A employee is hired in a given day if he/she works before that day and also after that day.
Here is a small working example:
import random
from ortools.sat.python import cp_model
model = cp_model.CpModel()
solver = cp_model.CpSolver()
employees = range(3)
days = range(10)
works_day = {(e, d): model.NewBoolVar(f'{e}_works_{d}')
for e in employees for d in days}
hired_day = {(e, d): model.NewBoolVar(f'{e}_employed_{d}')
for e in employees for d in days}
# random example
for boolean in works_day.values():
model.Add(boolean == random.choice([0, 1]))
# give value to hired_day
add_hired_days()
# solve
print('Variables:', len(model.Proto().variables))
print('Constraints:', len(model.Proto().constraints))

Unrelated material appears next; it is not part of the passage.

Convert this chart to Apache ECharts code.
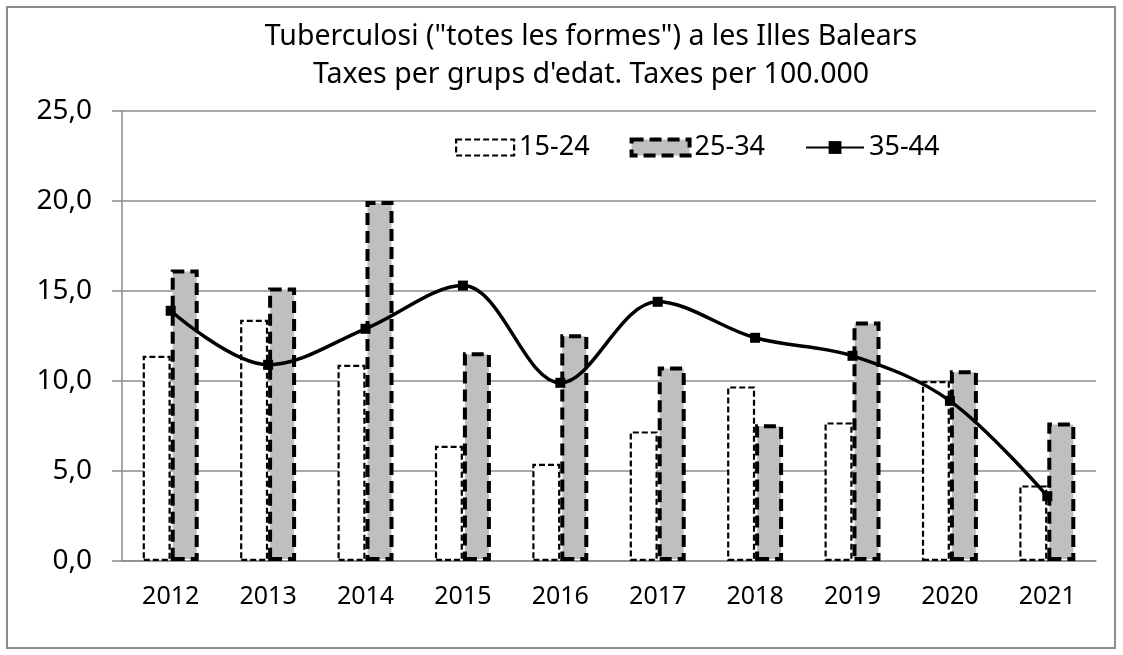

status = solver.Solve(model)
for e in employees:
print()
print('Employee', e)
for d in days:
print('Works', solver.Value(works_day[e, d]),
'Hired', solver.Value(hired_day[e, d]))
Where add_hired_days is:
def add_hired_days():
for idx, d in enumerate(days):
for e in employees:
model.AddImplication(works_day[e, d], hired_day[e, d])
previous = [works_day[e, d] for d in days[:idx + 1]]
following = [works_day[e, d] for d in days[idx:]]
# too many variables
works_previous = model.NewBoolVar('')
works_following = model.NewBoolVar('')
model.AddBoolOr(previous).OnlyEnforceIf(works_previous)
model.AddBoolAnd([d.Not() for d in previous
]).OnlyEnforceIf(works_previous.Not())
model.AddBoolOr(following).OnlyEnforceIf(works_following)
model.AddBoolAnd([d.Not() for d in following
]).OnlyEnforceIf(works_following.Not())
model.AddBoolAnd([works_previous, works_following
]).OnlyEnforceIf(hired_day[e, d])
model.AddBoolOr([works_previous.Not(),
works_following.Not()
]).OnlyEnforceIf(hired_day[e, d].Not())
Is there any way to do this without creating this many variables and constraints?
if an employee works n days in a month, he needs to be hired n - 2 times.